The thing is... it shouldn't have taken a decade for me to understand that. Nobody should wake up from surgery or live their entire childhood with a disability without knowing that their physical conditions don't prevent them from living the lives they want to live. Nobody should have to seek out examples of people like themselves holding a job or going to college. Those examples should be readily available.

Visibility matters.

Sunday, March 22, 2015

To Be Humble, or To Be Humbled?

There's a phrase I've heard a few times in the past few months that's really sticking with me.

"Be humble, or be humbled."

It's an interesting thought to me. The Lord has called His people to be humble, and it's going to happen. The only question is whether we'll choose to humble ourselves, or whether we will be humbled by an outside force.

At Friday Forum this week, the speaker spoke about entitlement and humility.
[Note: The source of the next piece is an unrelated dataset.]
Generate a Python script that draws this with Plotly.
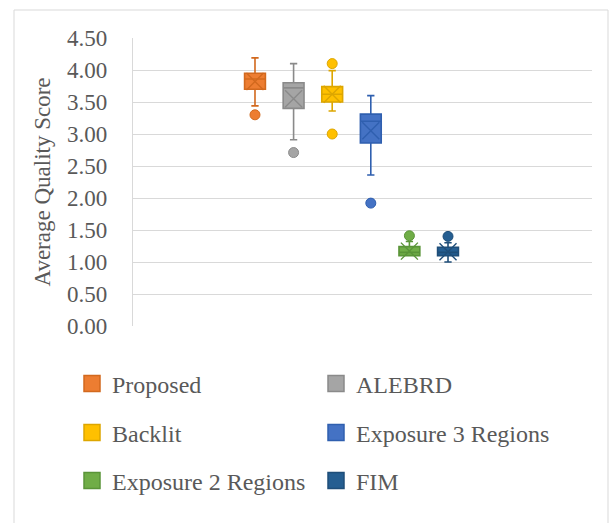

He asked us to take a moment to think of the most humble person we know, and then describe the other traits that person has.

Here's the list we came up with:
  • Elderly (not always, but often!)
  • Spiritually sensitive (or a spiritual leader)
  • Rarely talk about themselves
  • Service-oriented 
  • Grateful 
  • High self-esteem
  • Quiet, but not fearful
  • Content with what they have
  • Good leadership skills
  • Patient 
  • Selfless
  • Penitent 

This is a pretty fantastic list of personal characteristics for anyone to develop. I'm making it my goal to work on them myself... I have a long way to go.

Grandma, c. 1992
When I look at that description, I think of my grandmother. I don't know very much about her life and what's shaped the personality I've seen during my lifetime, but I deeply admire her for having all of
the qualities listed. She isn't a member of my religion, but she's whole-heartedly dedicated to Christ. Even in times of great distress (she lost her second husband and her mother within a month of one another; she's survived breast cancer; she had an obnoxiously ungrateful teenage granddaughter), I've never heard her complain or express anger or ingratitude. Instead, I've seen her study the gospel of Jesus Christ, dedicate herself to serving others, and endure her trials with patience. When I think of the kind of person I want to be, she's the best example I can imagine.

For me, on the other hand, humility hasn't taken root. You might think that after 11 years in a wheelchair, being a 4'10" grown woman, being consistently sick for several years, etc, I would have humility down pat. Spoiler alert: NOPE! I am one P-R-I-D-E-F-U-L woman. I can be literally laying on the ground unable to get up and be entirely unwilling to ask for help. (This happens often. Maybe I should be learning something.)

(There's a missionary serving in Morgantown right now who frequently tells me, "Don't be embarrassed." I fall down and have to call him to come help me up pick me up... "Don't be embarrassed." I pull over while driving because I'm afraid I'm going to puke on the steering wheel... "Don't be embarrassed." I'm considering hiring him to follow me around saying that at opportune moments after his mission. That's a job any 21-year-old man would aspire to, right? ... What if I pay him in M&M brownies?)

It seems to me that my life is full of reminders to be more humble... I'm actually pretty certain that pridefulness was one of my premortal flaws, and part of the reason I'm so physically frail is that it gives me the opportunity to learn humility. I came to that realization a while ago, but it's been on my mind a lot lately, and I'm ready to get to work repenting.


Being humble doesn't mean being weak -- it means relying on the Lord for our strength. He is the source of all strength, so why not learn to humbly rely on Him?